**THE EXERCISE**. Leave out any pictures and transcribe all other data below exactly.

**DATA LINES**.
◇ ◇ ◇ ◇ ◇

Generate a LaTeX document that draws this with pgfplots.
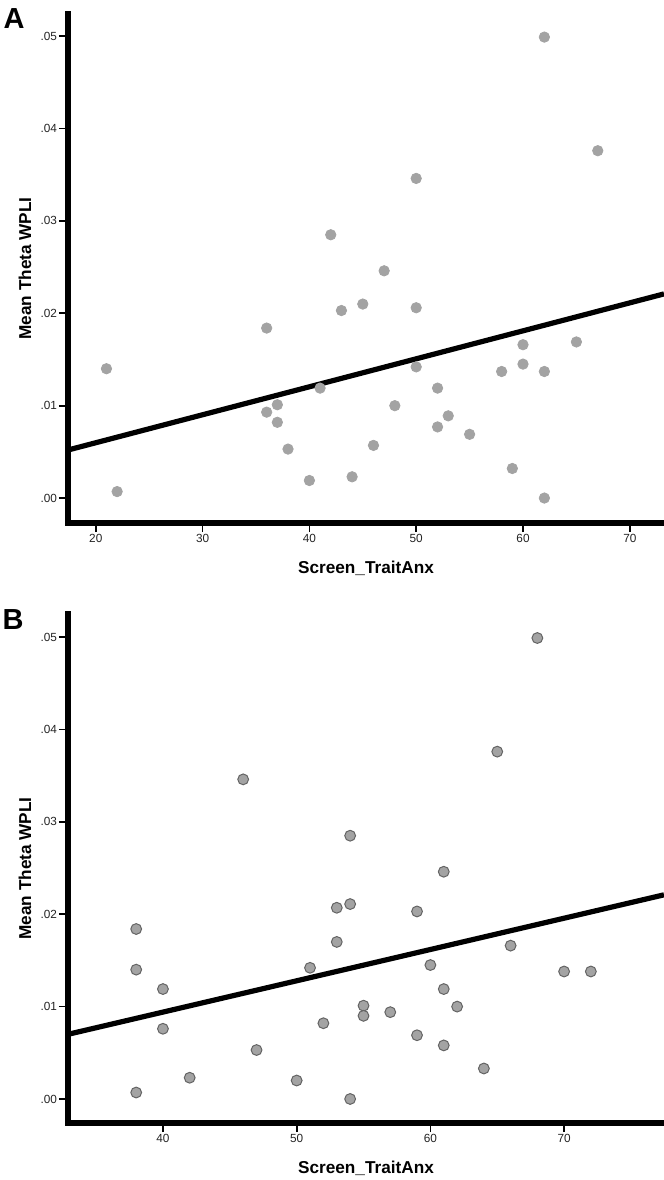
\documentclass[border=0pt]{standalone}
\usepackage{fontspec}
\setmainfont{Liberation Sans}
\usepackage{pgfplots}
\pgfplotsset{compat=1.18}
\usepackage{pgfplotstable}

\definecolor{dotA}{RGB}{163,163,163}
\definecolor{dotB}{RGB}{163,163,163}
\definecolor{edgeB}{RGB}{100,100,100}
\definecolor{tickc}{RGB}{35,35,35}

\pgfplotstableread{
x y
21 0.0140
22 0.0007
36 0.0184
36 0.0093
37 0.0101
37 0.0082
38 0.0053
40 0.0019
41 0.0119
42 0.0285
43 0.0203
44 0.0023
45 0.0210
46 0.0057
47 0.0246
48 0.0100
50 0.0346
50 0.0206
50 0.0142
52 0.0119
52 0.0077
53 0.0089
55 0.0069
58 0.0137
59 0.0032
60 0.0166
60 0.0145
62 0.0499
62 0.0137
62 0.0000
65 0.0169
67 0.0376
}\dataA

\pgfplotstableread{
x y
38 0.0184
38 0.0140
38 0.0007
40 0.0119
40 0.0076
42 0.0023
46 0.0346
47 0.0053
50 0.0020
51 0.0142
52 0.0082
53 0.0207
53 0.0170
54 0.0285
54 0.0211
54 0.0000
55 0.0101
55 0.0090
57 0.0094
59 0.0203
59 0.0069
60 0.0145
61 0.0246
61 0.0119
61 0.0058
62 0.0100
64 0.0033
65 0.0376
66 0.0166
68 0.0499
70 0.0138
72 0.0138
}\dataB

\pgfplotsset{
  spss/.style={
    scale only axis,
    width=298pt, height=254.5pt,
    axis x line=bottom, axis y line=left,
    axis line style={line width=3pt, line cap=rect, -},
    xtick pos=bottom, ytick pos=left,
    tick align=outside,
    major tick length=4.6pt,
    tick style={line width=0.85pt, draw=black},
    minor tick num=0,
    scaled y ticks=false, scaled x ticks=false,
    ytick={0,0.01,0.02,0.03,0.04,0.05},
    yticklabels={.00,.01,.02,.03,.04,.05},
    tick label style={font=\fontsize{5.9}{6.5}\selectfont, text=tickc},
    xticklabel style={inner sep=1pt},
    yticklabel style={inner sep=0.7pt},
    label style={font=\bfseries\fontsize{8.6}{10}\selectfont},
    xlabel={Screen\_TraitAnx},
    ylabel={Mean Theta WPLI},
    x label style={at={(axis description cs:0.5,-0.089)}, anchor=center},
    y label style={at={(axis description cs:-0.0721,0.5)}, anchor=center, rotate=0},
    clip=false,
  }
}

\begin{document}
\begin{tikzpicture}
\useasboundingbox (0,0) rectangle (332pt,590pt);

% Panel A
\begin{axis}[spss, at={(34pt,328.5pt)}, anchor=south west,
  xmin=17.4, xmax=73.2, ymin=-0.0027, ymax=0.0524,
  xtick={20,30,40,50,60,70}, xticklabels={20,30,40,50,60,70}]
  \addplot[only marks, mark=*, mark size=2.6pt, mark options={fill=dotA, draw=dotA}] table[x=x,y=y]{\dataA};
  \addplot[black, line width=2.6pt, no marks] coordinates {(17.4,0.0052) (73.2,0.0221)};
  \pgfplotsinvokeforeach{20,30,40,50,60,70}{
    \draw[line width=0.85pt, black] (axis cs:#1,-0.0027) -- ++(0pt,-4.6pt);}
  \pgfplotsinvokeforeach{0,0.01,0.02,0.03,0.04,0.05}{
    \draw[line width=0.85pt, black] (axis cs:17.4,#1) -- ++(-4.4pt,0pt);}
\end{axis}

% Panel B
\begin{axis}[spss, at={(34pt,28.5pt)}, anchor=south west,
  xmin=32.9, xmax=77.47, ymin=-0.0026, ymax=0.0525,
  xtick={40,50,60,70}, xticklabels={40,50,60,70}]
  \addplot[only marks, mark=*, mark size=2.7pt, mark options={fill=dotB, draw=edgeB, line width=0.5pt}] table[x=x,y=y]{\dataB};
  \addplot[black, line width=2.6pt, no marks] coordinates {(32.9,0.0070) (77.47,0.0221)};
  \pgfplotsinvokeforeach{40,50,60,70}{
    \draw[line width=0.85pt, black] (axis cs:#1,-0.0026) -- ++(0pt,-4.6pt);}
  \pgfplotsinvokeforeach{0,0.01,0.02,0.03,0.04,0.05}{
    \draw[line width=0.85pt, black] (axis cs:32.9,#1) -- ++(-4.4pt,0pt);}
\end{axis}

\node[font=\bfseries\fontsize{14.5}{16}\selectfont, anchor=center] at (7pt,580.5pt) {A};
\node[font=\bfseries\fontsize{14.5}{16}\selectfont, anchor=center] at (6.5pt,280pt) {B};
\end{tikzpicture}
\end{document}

◇ ◇ ◇ ◇ ◇

**RIGHT ANSWER**.
Generate a LaTeX document that draws this with pgfplots.
\documentclass[border=0pt]{standalone}
\usepackage{fontspec}
\setmainfont{Liberation Sans}
\usepackage{pgfplots}
\pgfplotsset{compat=1.18}
\usepackage{pgfplotstable}

\definecolor{dotA}{RGB}{163,163,163}
\definecolor{dotB}{RGB}{163,163,163}
\definecolor{edgeB}{RGB}{100,100,100}
\definecolor{tickc}{RGB}{35,35,35}

\pgfplotstableread{
x y
21 0.0140
22 0.0007
36 0.0184
36 0.0093
37 0.0101
37 0.0082
38 0.0053
40 0.0019
41 0.0119
42 0.0285
43 0.0203
44 0.0023
45 0.0210
46 0.0057
47 0.0246
48 0.0100
50 0.0346
50 0.0206
50 0.0142
52 0.0119
52 0.0077
53 0.0089
55 0.0069
58 0.0137
59 0.0032
60 0.0166
60 0.0145
62 0.0499
62 0.0137
62 0.0000
65 0.0169
67 0.0376
}\dataA

\pgfplotstableread{
x y
38 0.0184
38 0.0140
38 0.0007
40 0.0119
40 0.0076
42 0.0023
46 0.0346
47 0.0053
50 0.0020
51 0.0142
52 0.0082
53 0.0207
53 0.0170
54 0.0285
54 0.0211
54 0.0000
55 0.0101
55 0.0090
57 0.0094
59 0.0203
59 0.0069
60 0.0145
61 0.0246
61 0.0119
61 0.0058
62 0.0100
64 0.0033
65 0.0376
66 0.0166
68 0.0499
70 0.0138
72 0.0138
}\dataB

\pgfplotsset{
  spss/.style={
    scale only axis,
    width=298pt, height=254.5pt,
    axis x line=bottom, axis y line=left,
    axis line style={line width=3pt, line cap=rect, -},
    xtick pos=bottom, ytick pos=left,
    tick align=outside,
    major tick length=4.6pt,
    tick style={line width=0.85pt, draw=black},
    minor tick num=0,
    scaled y ticks=false, scaled x ticks=false,
    ytick={0,0.01,0.02,0.03,0.04,0.05},
    yticklabels={.00,.01,.02,.03,.04,.05},
    tick label style={font=\fontsize{5.9}{6.5}\selectfont, text=tickc},
    xticklabel style={inner sep=1pt},
    yticklabel style={inner sep=0.7pt},
    label style={font=\bfseries\fontsize{8.6}{10}\selectfont},
    xlabel={Screen\_TraitAnx},
    ylabel={Mean Theta WPLI},
    x label style={at={(axis description cs:0.5,-0.089)}, anchor=center},
    y label style={at={(axis description cs:-0.0721,0.5)}, anchor=center, rotate=0},
    clip=false,
  }
}

\begin{document}
\begin{tikzpicture}
\useasboundingbox (0,0) rectangle (332pt,590pt);

% Panel A
\begin{axis}[spss, at={(34pt,328.5pt)}, anchor=south west,
  xmin=17.4, xmax=73.2, ymin=-0.0027, ymax=0.0524,
  xtick={20,30,40,50,60,70}, xticklabels={20,30,40,50,60,70}]
  \addplot[only marks, mark=*, mark size=2.6pt, mark options={fill=dotA, draw=dotA}] table[x=x,y=y]{\dataA};
  \addplot[black, line width=2.6pt, no marks] coordinates {(17.4,0.0052) (73.2,0.0221)};
  \pgfplotsinvokeforeach{20,30,40,50,60,70}{
    \draw[line width=0.85pt, black] (axis cs:#1,-0.0027) -- ++(0pt,-4.6pt);}
  \pgfplotsinvokeforeach{0,0.01,0.02,0.03,0.04,0.05}{
    \draw[line width=0.85pt, black] (axis cs:17.4,#1) -- ++(-4.4pt,0pt);}
\end{axis}

% Panel B
\begin{axis}[spss, at={(34pt,28.5pt)}, anchor=south west,
  xmin=32.9, xmax=77.47, ymin=-0.0026, ymax=0.0525,
  xtick={40,50,60,70}, xticklabels={40,50,60,70}]
  \addplot[only marks, mark=*, mark size=2.7pt, mark options={fill=dotB, draw=edgeB, line width=0.5pt}] table[x=x,y=y]{\dataB};
  \addplot[black, line width=2.6pt, no marks] coordinates {(32.9,0.0070) (77.47,0.0221)};
  \pgfplotsinvokeforeach{40,50,60,70}{
    \draw[line width=0.85pt, black] (axis cs:#1,-0.0026) -- ++(0pt,-4.6pt);}
  \pgfplotsinvokeforeach{0,0.01,0.02,0.03,0.04,0.05}{
    \draw[line width=0.85pt, black] (axis cs:32.9,#1) -- ++(-4.4pt,0pt);}
\end{axis}

\node[font=\bfseries\fontsize{14.5}{16}\selectfont, anchor=center] at (7pt,580.5pt) {A};
\node[font=\bfseries\fontsize{14.5}{16}\selectfont, anchor=center] at (6.5pt,280pt) {B};
\end{tikzpicture}
\end{document}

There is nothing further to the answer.